If \[\tan x = - 1.5\], what is the value of \[\tan \left( { - x} \right)\]?

Answer 1

Hint: We need to find the value of \[\tan \left( { - x} \right)\] when we are given the value of \[\tan x\]. We need to recall the formulas of trigonometry. We know, \[\tan x\] satisfies \[\tan \left( { - x} \right) = - \tan x\]. So, to solve this question, we will make use of this property and proceed further to reach our answer.

Complete step-by-step answer:
We are given \[\tan x = - 1.5\]
We need to find the value of \[\tan \left( { - x} \right)\].
We know,
\[\tan \left( { - x} \right) = - \tan \left( x \right)\]
Using \[\tan \left( x \right) = - 1.5\] in the above equation, we get
\[ \Rightarrow \tan \left( { - x} \right) = - \tan \left( x \right)\]
\[ \Rightarrow \tan \left( { - x} \right) = - \tan \left( x \right) = - \left( { - 1.5} \right)\]
Which implies that,
\[ \Rightarrow \tan \left( { - x} \right) = - \left( { - 1.5} \right)\]
Now, using \[ - \left( { - f\left( x \right)} \right) = f\left( x \right)\], we get
\[ \Rightarrow \tan \left( { - x} \right) = 1.5\]
Hence, we get,
If \[\tan \left( x \right) = - 1.5\], then the value of \[\tan \left( { - x} \right)\] is \[1.5\].
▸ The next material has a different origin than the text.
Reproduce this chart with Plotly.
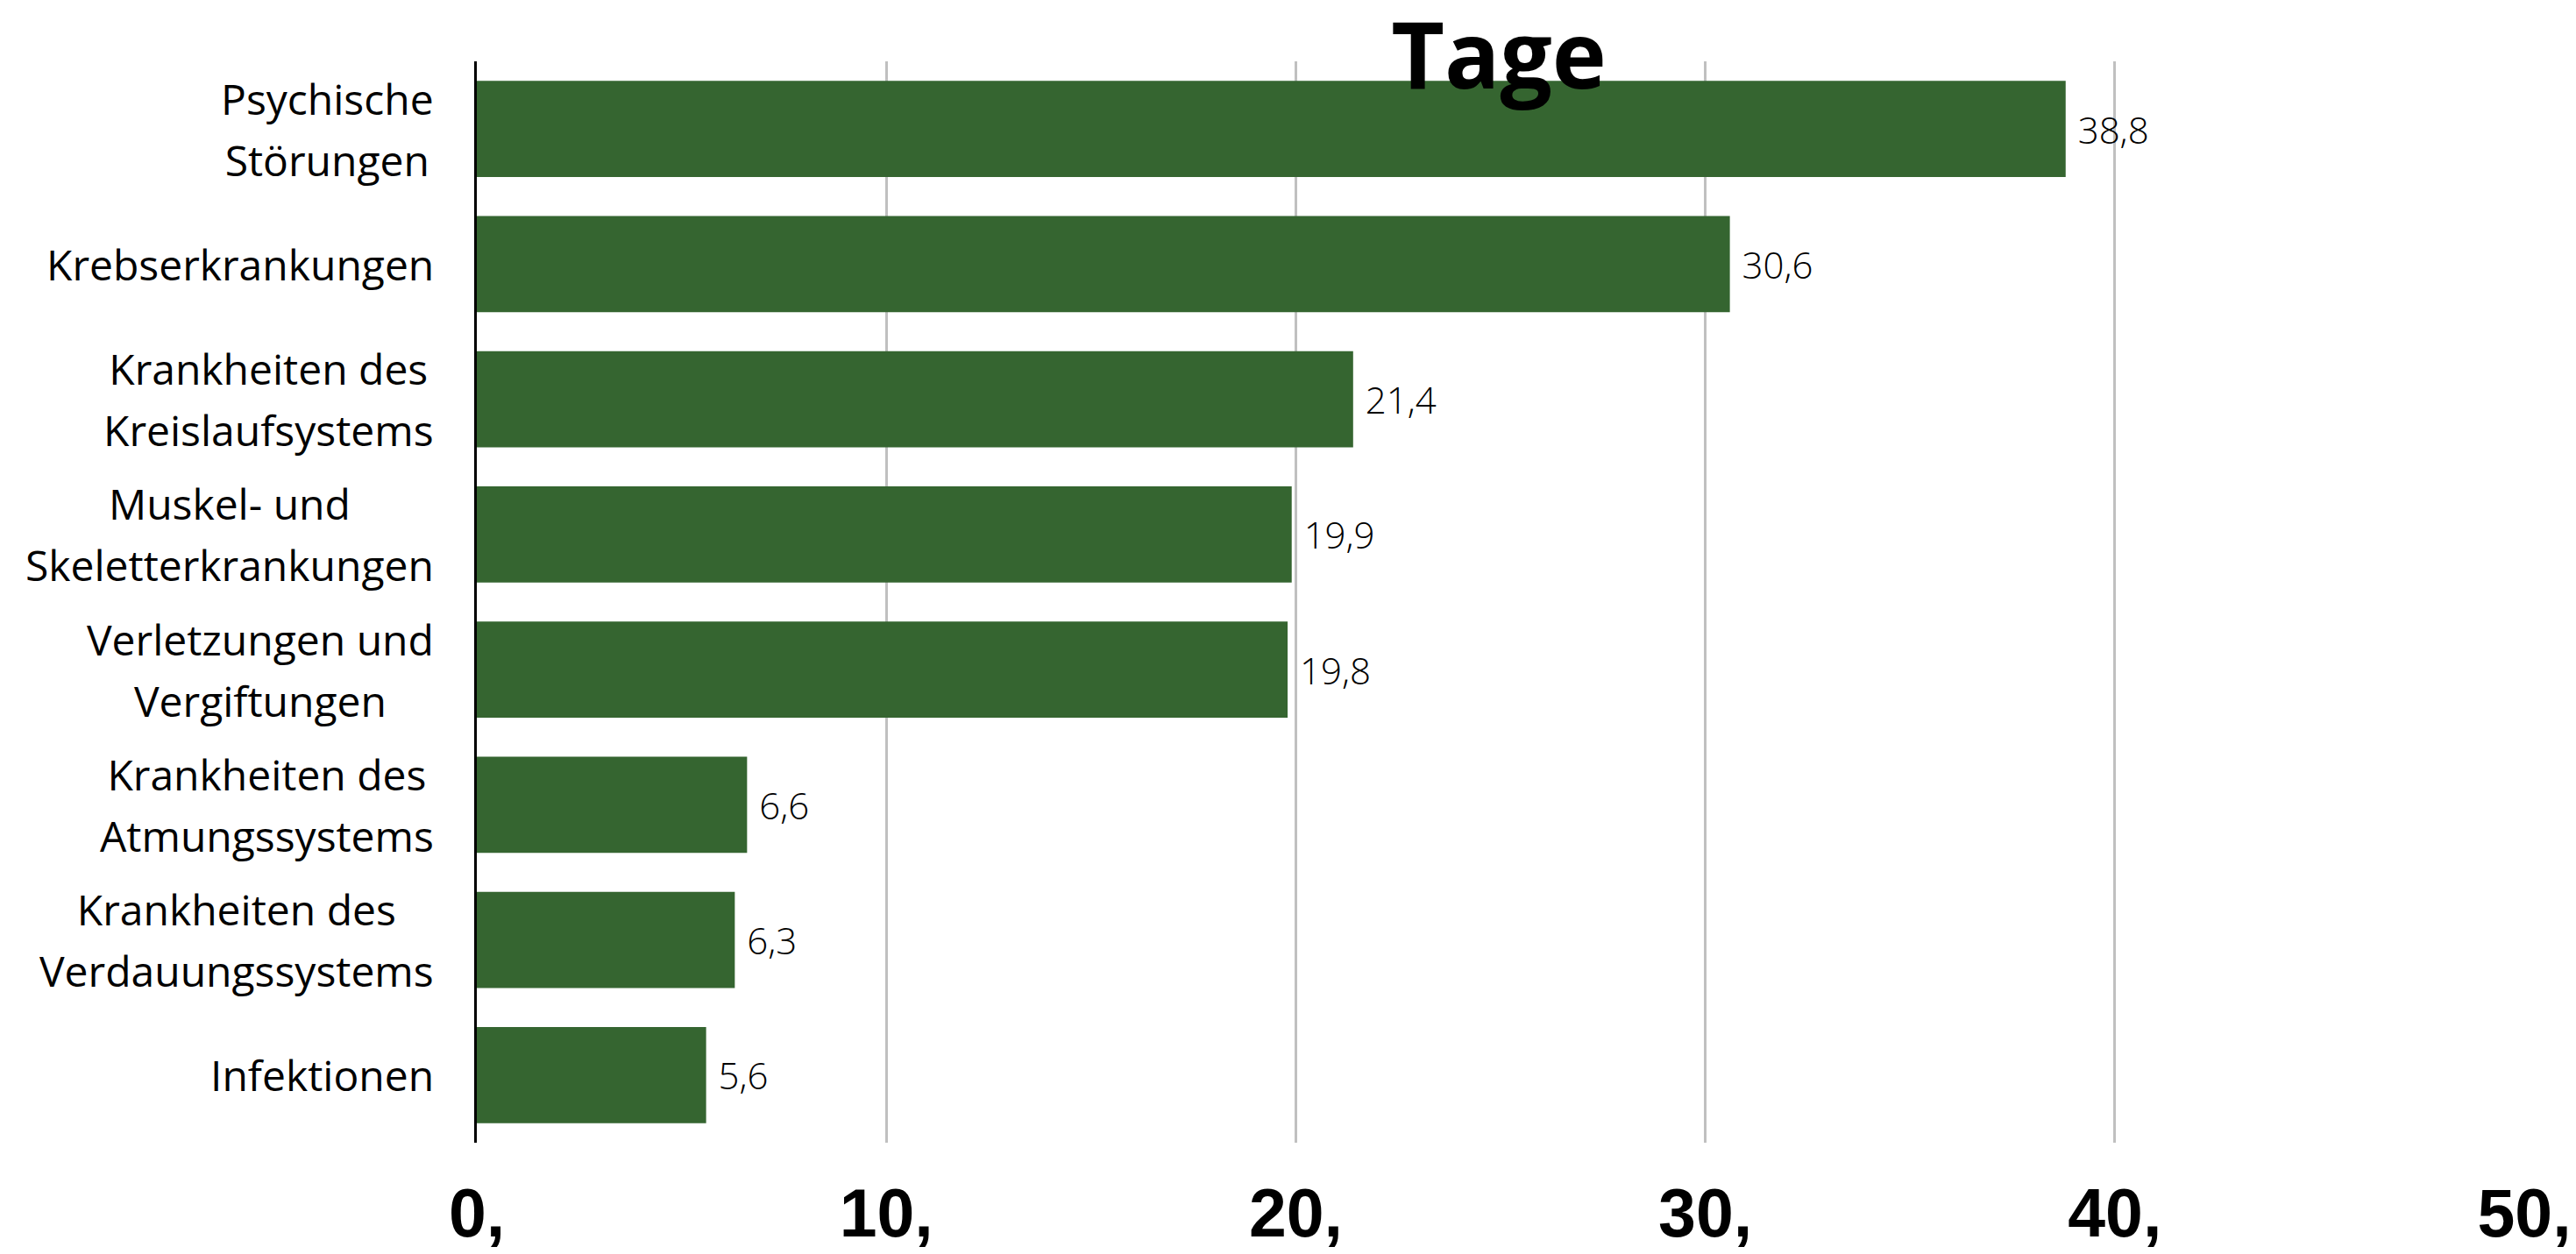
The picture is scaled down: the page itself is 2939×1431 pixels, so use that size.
import plotly.graph_objects as go

categories = [
    "Psychische<br>Störungen",
    "Krebserkrankungen",
    "Krankheiten des<br>Kreislaufsystems",
    "Muskel- und<br>Skeletterkrankungen",
    "Verletzungen und<br>Vergiftungen",
    "Krankheiten des<br>Atmungssystems",
    "Krankheiten des<br>Verdauungssystems",
    "Infektionen",
]
values = [38.8, 30.6, 21.4, 19.9, 19.8, 6.6, 6.3, 5.6]
value_labels = ["38,8", "30,6", "21,4", "19,9", "19,8", "6,6", "6,3", "5,6"]
x_tickvals = [0, 10, 20, 30, 40, 50]
x_ticktext = ["0,", "10,", "20,", "30,", "40,", "50,"]
title_text = "Tage"

ykeys = [c.replace("<br>", " ") for c in categories]

fig = go.Figure()
fig.add_trace(go.Bar(
    x=values,
    y=ykeys,
    orientation="h",
    marker=dict(color="#356530", line=dict(width=0)),
    text=[" " + v for v in value_labels],
    textposition="outside",
    cliponaxis=False,
    textfont=dict(family="Open Sans", size=42, color="#000000", weight=300),
    hoverinfo="skip",
))

for key, label in zip(ykeys, categories):
    fig.add_annotation(
        x=0, xref="paper", y=key, yref="y",
        xanchor="right", yanchor="middle", xshift=-47,
        align="center", showarrow=False,
        text="<span style='font-size:48px'>" + label.replace("<br>", "</span><br><span style='font-size:48px'>") + "</span>",
        font=dict(family="Open Sans", size=54, color="#000000"),
    )

fig.update_layout(
    width=2939, height=1431,
    margin=dict(l=544, r=59, t=70, b=127, autoexpand=False),
    paper_bgcolor="white", plot_bgcolor="white",
    bargap=0.29,
    showlegend=False,
    title=dict(
        text=title_text, x=1710 / 2939, xanchor="center",
        y=1 - 64 / 1431, yanchor="middle", xref="container", yref="container",
        font=dict(family="Open Sans", size=105, color="#000000", weight="bold"),
        automargin=False,
    ),
    xaxis=dict(
        range=[0, 50], tickvals=x_tickvals, ticktext=x_ticktext,
        showgrid=True, gridcolor="#C0C0C0", gridwidth=3,
        zeroline=False, showline=False, ticks="",
        tickfont=dict(family="Liberation Sans", size=77, color="#000000", weight="bold"),
        ticklabelstandoff=29, automargin=False,
    ),
    yaxis=dict(
        autorange="reversed", showticklabels=False, showgrid=False, automargin=False,
        zeroline=False, showline=True, linecolor="#000000", linewidth=3, ticks="",
    ),
)

fig.write_html("out.html")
Note: We need to remember that out of all the trigonometric functions, only cosine and secant do not satisfy that trigonometric function with negative angle \[\theta \] is equal to negative of the trigonometric function with positive angle \[\theta \]. Also, we need to note that negative of a negative function is positive and negative of a positive function is negative.